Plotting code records
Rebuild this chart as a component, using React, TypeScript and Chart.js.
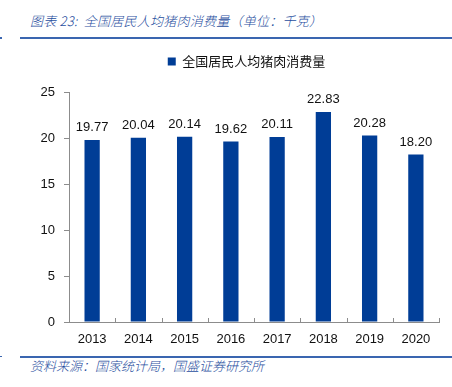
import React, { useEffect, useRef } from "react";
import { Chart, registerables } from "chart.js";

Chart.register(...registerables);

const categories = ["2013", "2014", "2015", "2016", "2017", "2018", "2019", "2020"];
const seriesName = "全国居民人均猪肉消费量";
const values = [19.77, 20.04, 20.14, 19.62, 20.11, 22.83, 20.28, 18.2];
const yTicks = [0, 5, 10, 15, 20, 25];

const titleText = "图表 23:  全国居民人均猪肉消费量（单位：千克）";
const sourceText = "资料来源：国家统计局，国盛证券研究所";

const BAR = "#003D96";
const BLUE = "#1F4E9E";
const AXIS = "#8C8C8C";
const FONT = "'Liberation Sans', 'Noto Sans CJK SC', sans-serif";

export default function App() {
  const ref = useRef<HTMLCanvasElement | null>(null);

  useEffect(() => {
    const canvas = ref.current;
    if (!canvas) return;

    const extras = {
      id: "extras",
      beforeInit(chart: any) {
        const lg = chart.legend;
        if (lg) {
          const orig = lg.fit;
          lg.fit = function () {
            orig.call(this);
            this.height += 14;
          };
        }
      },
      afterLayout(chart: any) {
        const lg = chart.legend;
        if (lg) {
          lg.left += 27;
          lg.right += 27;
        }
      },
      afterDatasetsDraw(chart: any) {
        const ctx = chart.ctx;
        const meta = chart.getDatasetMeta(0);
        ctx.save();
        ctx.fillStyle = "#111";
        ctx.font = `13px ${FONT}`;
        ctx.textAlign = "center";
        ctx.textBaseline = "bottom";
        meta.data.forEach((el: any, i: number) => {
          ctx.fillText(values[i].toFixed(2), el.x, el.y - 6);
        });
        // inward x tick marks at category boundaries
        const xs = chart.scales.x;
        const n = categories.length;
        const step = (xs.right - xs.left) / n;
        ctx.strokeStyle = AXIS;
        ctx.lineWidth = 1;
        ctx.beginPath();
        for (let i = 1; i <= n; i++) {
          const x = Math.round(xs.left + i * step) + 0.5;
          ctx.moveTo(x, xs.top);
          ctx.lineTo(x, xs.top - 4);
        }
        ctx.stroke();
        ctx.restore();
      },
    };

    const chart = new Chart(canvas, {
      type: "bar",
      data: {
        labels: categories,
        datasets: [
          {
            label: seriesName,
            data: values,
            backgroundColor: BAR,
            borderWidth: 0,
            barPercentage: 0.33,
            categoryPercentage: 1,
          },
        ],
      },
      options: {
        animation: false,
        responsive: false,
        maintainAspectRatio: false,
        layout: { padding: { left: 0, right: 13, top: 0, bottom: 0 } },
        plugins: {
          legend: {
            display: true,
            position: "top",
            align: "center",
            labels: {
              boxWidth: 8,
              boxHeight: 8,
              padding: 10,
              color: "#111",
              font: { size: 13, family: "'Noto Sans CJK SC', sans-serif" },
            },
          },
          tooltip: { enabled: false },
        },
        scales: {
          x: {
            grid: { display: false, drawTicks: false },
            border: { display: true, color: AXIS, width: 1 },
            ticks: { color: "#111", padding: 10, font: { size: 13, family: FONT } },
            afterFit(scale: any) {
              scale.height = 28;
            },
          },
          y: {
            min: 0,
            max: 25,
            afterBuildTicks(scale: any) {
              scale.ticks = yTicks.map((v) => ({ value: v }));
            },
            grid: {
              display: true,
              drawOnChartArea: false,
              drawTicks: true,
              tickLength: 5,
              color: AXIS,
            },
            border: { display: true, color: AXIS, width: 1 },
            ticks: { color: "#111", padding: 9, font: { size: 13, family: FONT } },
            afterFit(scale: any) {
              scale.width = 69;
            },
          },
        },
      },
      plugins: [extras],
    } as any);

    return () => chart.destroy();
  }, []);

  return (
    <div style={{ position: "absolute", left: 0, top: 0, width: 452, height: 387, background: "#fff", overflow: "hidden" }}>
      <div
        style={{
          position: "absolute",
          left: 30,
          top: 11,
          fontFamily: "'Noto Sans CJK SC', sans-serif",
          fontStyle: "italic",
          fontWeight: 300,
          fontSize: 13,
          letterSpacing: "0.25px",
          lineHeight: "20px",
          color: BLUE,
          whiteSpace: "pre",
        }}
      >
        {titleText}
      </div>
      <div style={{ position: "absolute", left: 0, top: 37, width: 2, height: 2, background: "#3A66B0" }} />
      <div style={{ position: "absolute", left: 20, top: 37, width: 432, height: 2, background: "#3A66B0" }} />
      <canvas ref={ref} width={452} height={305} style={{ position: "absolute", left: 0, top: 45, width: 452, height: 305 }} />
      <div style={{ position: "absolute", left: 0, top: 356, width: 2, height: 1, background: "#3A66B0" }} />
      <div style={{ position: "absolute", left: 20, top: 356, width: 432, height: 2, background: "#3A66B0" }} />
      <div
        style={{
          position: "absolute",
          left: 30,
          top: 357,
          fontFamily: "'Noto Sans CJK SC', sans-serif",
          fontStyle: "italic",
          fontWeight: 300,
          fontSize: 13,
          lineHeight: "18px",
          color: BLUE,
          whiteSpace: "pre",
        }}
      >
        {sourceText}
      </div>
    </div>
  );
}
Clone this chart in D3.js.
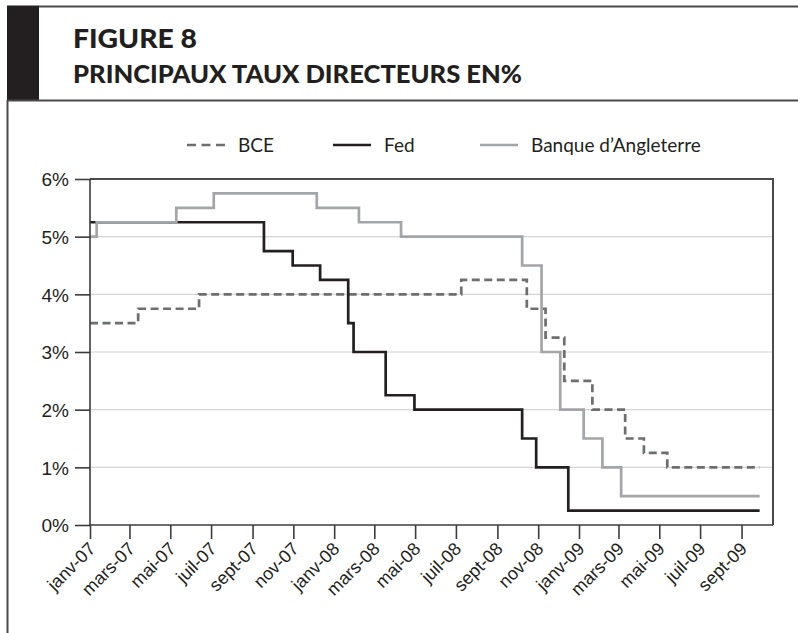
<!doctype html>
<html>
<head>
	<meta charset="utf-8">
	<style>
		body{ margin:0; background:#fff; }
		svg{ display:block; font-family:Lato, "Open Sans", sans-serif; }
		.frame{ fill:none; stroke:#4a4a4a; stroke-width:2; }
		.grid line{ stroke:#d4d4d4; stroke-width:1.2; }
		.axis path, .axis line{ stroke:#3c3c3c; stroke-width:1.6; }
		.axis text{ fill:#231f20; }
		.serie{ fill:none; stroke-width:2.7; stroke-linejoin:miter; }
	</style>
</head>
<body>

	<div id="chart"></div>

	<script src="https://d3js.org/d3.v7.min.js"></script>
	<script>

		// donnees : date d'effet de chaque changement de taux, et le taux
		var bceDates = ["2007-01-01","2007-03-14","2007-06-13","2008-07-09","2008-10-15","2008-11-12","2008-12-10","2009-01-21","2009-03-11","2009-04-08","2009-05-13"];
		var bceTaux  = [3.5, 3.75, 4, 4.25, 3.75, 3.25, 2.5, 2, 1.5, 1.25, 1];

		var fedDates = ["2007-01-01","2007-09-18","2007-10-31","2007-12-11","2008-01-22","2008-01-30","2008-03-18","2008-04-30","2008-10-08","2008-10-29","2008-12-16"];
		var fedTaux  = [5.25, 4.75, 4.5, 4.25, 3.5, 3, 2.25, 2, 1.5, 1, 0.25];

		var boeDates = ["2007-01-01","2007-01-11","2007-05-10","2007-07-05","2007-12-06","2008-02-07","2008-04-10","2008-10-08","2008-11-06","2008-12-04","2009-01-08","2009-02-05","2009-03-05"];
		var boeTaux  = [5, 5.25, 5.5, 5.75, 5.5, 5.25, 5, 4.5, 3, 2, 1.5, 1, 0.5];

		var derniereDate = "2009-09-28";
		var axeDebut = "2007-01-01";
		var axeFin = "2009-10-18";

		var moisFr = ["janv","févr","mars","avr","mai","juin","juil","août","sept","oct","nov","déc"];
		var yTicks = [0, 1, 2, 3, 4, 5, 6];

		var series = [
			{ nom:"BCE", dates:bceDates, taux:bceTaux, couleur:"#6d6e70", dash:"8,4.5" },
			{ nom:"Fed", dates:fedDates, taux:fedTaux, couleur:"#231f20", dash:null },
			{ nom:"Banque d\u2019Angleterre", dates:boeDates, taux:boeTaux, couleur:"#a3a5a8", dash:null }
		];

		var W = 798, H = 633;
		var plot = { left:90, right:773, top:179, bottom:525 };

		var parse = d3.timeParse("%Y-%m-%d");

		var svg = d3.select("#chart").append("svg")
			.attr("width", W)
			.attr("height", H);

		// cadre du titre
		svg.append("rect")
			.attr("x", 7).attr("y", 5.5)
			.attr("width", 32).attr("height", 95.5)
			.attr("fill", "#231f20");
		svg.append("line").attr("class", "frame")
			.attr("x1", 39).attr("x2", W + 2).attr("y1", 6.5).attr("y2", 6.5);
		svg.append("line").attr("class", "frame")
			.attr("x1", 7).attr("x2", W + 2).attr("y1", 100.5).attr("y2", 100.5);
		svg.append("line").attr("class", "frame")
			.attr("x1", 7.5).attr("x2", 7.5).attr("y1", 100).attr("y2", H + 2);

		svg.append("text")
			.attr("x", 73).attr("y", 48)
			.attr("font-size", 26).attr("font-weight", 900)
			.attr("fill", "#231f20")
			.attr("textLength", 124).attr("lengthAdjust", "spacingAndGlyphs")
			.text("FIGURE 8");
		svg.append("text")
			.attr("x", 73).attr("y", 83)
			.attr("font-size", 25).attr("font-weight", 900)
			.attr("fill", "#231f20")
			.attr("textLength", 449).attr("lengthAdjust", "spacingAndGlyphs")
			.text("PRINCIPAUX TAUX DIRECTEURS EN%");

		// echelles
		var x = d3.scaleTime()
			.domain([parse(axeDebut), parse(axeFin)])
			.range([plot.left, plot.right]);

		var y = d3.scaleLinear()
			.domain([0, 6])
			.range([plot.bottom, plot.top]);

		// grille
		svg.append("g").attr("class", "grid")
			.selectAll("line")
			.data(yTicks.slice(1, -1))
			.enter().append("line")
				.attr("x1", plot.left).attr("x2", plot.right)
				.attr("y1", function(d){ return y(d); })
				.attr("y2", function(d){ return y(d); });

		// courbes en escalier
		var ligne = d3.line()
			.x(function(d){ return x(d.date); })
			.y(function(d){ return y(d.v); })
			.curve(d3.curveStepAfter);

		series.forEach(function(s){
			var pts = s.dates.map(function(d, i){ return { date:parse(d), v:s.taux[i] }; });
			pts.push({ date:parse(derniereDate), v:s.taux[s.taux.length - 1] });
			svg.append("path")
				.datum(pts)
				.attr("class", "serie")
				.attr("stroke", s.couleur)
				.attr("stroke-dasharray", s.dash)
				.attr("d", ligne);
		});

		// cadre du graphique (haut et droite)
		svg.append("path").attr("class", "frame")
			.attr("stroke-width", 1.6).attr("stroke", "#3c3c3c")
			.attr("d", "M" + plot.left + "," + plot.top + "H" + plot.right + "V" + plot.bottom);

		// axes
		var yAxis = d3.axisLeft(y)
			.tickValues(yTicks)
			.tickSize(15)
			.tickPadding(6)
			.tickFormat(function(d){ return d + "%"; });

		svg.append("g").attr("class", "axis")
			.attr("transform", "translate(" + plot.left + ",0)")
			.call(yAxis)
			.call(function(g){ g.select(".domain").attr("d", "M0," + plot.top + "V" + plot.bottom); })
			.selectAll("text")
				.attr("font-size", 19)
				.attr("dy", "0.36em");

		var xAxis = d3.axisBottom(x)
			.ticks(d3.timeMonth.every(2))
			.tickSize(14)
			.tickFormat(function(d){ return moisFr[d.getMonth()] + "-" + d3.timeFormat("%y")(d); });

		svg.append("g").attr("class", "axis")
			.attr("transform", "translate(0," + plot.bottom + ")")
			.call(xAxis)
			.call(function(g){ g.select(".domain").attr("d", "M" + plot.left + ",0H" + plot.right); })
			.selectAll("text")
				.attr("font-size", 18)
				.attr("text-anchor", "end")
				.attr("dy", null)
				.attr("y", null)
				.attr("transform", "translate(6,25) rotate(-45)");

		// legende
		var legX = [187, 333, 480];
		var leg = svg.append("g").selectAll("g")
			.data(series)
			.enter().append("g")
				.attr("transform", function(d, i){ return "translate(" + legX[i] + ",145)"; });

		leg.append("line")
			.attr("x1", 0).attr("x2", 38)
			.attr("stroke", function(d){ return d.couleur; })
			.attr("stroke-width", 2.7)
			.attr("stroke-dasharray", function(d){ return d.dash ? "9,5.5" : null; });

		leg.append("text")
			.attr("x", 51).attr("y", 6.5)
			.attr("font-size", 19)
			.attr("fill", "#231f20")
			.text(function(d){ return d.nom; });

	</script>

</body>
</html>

WRITTEN PROBLEM - Select all lines in the listing above where the word "React" appears, and show them.

RESPONSE TO THIS EXERCISE -
Rebuild this chart as a component, using React, TypeScript and Chart.js.
import React, { useEffect, useRef } from "react";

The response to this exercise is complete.